History of Ugali in Kenya
Portuguese traders introduced maize to the Kenyan coastal region in the 19th Century. Before that, sorghum and millet were the grains of the day. However, seeing the commercial potential of maize, British settlers undertook large-scale farming of the white variety in particular, in the White Highlands. Initially, they exported all produce but with time they realised maize was a cheap option to sustain their workers. They even paid them with portions of maize which is how the locals stared eating it.

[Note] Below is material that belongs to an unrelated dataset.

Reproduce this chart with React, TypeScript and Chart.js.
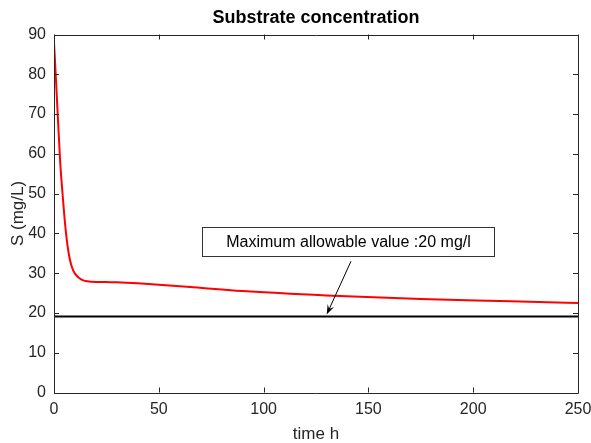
import React, { useEffect, useRef } from "react";
import { Chart, registerables } from "chart.js";
Chart.register(...registerables);

// Data
const timeH = [0, 1, 2, 3, 4, 5, 6, 7, 8, 9, 10, 12, 14, 16, 18, 20, 25, 30, 40, 50, 65, 90, 130, 175, 218, 250];
const substrate = [88, 78, 67.5, 57.5, 50.5, 44, 38.8, 35, 32.5, 30.9, 29.9, 28.8, 28.2, 27.95, 27.85, 27.8, 27.75, 27.7, 27.45, 27.1, 26.5, 25.5, 24.4, 23.5, 22.95, 22.5];
const limitTime = [0, 250];
const limitValue = [19.1, 19.1];

const xRange = [0, 250];
const yRange = [0, 90];
const xStep = 50;
const yStep = 10;

const titleText = "Substrate concentration";
const xLabel = "time h";
const yLabel = "S (mg/L)";
const noteText = "Maximum allowable value :20 mg/l";

// annotation geometry in data coordinates
const noteBox = { x0: 70.5, x1: 209.9, yTop: 41.7, yBottom: 34.2 };
const arrowFrom = { x: 141.7, y: 33.0 };
const arrowTo = { x: 130.1, y: 19.6 };

const FONT = "'Liberation Sans', Arial, Helvetica, sans-serif";
const AXIS = "#262626";

const framePlugin = {
  id: "matlabFrame",
  afterDatasetsDraw(chart: any) {
    const { ctx, chartArea: a, scales } = chart;
    const xs = scales.x;
    const ys = scales.y;
    ctx.save();
    ctx.strokeStyle = AXIS;
    ctx.lineWidth = 1;
    ctx.beginPath();
    ctx.rect(Math.round(a.left) + 0.5, Math.round(a.top) + 0.5, Math.round(a.right - a.left), Math.round(a.bottom - a.top));
    ctx.stroke();
    const tl = 5;
    ctx.beginPath();
    xs.ticks.forEach((t: any) => {
      const px = Math.round(xs.getPixelForValue(t.value)) + 0.5;
      ctx.moveTo(px, a.bottom);
      ctx.lineTo(px, a.bottom - tl);
      ctx.moveTo(px, a.top);
      ctx.lineTo(px, a.top + tl);
    });
    ys.ticks.forEach((t: any) => {
      const py = Math.round(ys.getPixelForValue(t.value)) + 0.5;
      ctx.moveTo(a.left, py);
      ctx.lineTo(a.left + tl, py);
      ctx.moveTo(a.right, py);
      ctx.lineTo(a.right - tl, py);
    });
    ctx.stroke();

    // annotation box
    const bx0 = Math.round(xs.getPixelForValue(noteBox.x0)) + 0.5;
    const bx1 = Math.round(xs.getPixelForValue(noteBox.x1)) + 0.5;
    const by0 = Math.round(ys.getPixelForValue(noteBox.yTop)) + 0.5;
    const by1 = Math.round(ys.getPixelForValue(noteBox.yBottom)) + 0.5;
    ctx.fillStyle = "#ffffff";
    ctx.fillRect(bx0, by0, bx1 - bx0, by1 - by0);
    ctx.strokeStyle = "#333333";
    ctx.strokeRect(bx0, by0, bx1 - bx0, by1 - by0);
    ctx.fillStyle = "#000000";
    ctx.font = "16px " + FONT;
    ctx.textAlign = "center";
    ctx.textBaseline = "middle";
    ctx.fillText(noteText, (bx0 + bx1) / 2, (by0 + by1) / 2 + 1);

    // arrow
    const ax0 = xs.getPixelForValue(arrowFrom.x);
    const ay0 = ys.getPixelForValue(arrowFrom.y);
    const ax1 = xs.getPixelForValue(arrowTo.x);
    const ay1 = ys.getPixelForValue(arrowTo.y);
    const ang = Math.atan2(ay1 - ay0, ax1 - ax0);
    const hl = 10;
    const hw = 3.5;
    ctx.strokeStyle = "#000000";
    ctx.lineWidth = 1;
    ctx.beginPath();
    ctx.moveTo(ax0, ay0);
    ctx.lineTo(ax1 - Math.cos(ang) * 4, ay1 - Math.sin(ang) * 4);
    ctx.stroke();
    const bxp = ax1 - Math.cos(ang) * hl;
    const byp = ay1 - Math.sin(ang) * hl;
    const nx = -Math.sin(ang);
    const ny = Math.cos(ang);
    const mxp = ax1 - Math.cos(ang) * (hl * 0.6);
    const myp = ay1 - Math.sin(ang) * (hl * 0.6);
    ctx.fillStyle = "#000000";
    ctx.beginPath();
    ctx.moveTo(ax1, ay1);
    ctx.lineTo(bxp + nx * hw, byp + ny * hw);
    ctx.lineTo(mxp, myp);
    ctx.lineTo(bxp - nx * hw, byp - ny * hw);
    ctx.closePath();
    ctx.fill();
    ctx.restore();
  },
};

export default function App() {
  const ref = useRef<HTMLCanvasElement | null>(null);
  useEffect(() => {
    document.body.style.margin = "0";
    if (!ref.current) return;
    const chart = new Chart(ref.current, {
      type: "line",
      data: {
        datasets: [
          {
            label: "S",
            data: timeH.map((t, i) => ({ x: t, y: substrate[i] })),
            borderColor: "#ff0000",
            borderWidth: 2,
            pointRadius: 0,
            cubicInterpolationMode: "monotone",
            fill: false,
          },
          {
            label: "limit",
            data: limitTime.map((t, i) => ({ x: t, y: limitValue[i] })),
            borderColor: "#000000",
            borderWidth: 2,
            pointRadius: 0,
            fill: false,
          },
        ],
      },
      options: {
        animation: false,
        responsive: true,
        maintainAspectRatio: false,
        layout: { padding: { left: 0, right: 13, top: 0, bottom: 0 } },
        plugins: {
          legend: { display: false },
          tooltip: { enabled: false },
          title: {
            display: true,
            text: titleText,
            fullSize: false,
            color: "#000000",
            font: { family: FONT, size: 18, weight: "bold" },
            padding: { top: 7.2, bottom: 5.7 },
          },
        },
        scales: {
          x: {
            type: "linear",
            min: xRange[0],
            max: xRange[1],
            grid: { display: false, drawTicks: false },
            border: { display: false },
            ticks: {
              stepSize: xStep,
              color: AXIS,
              font: { family: FONT, size: 16 },
              padding: 7,
              maxRotation: 0,
            },
            title: {
              display: true,
              text: xLabel,
              color: AXIS,
              font: { family: FONT, size: 17, lineHeight: 1.0 },
              padding: { top: 0, bottom: 0 },
            },
            afterFit(scale: any) {
              scale.height = 50.5;
              scale.paddingLeft = 0;
              scale.paddingRight = 0;
            },
          },
          y: {
            type: "linear",
            min: yRange[0],
            max: yRange[1],
            grid: { display: false, drawTicks: false },
            border: { display: false },
            ticks: {
              stepSize: yStep,
              color: AXIS,
              font: { family: FONT, size: 16 },
              padding: 8,
            },
            title: {
              display: true,
              text: yLabel,
              color: AXIS,
              font: { family: FONT, size: 17 },
              padding: { top: 7.8, bottom: 0 },
            },
            afterFit(scale: any) {
              scale.width = 54;
              scale.paddingTop = 0;
              scale.paddingBottom = 0;
            },
          },
        },
      },
      plugins: [framePlugin],
    });
    return () => chart.destroy();
  }, []);
  return (
    <div style={{ position: "absolute", left: 0, top: 0, width: 591, height: 443, background: "#ffffff" }}>
      <canvas ref={ref} />
    </div>
  );
}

The introduction of hammermills in the 1920s made maize-milling a lot cheaper and faster, since millet and sorghum grains needed to be de-hulled first. Later, the introduction of industrial processors that further refined the grain helped elongate the shelf life of maize flour, cementing it as a staple in Kenya.
Ugali is one of those few dishes that does not require the use of utensils. Pinch a small lump of it with your hand and roll into a ball. Using the thumb, make a depression in the centre, scoop the stew and eat.
Contrary to popular belief, ugali is not a tasteless filler. Starchy yes, but tasteless? Not at all. It has a mild popcorn-like taste. Its flavour can also be accentuated by adding salt or butter. Some communities add pumpkins too. It isn’t a complete meal by itself; it is served with meat or fish stew, vegtables, sour milk or nyama choma with kachumbari. The price is about the same as other similar foods, so it isn’t the case that ugali is a cheap food, eaten out of necessity.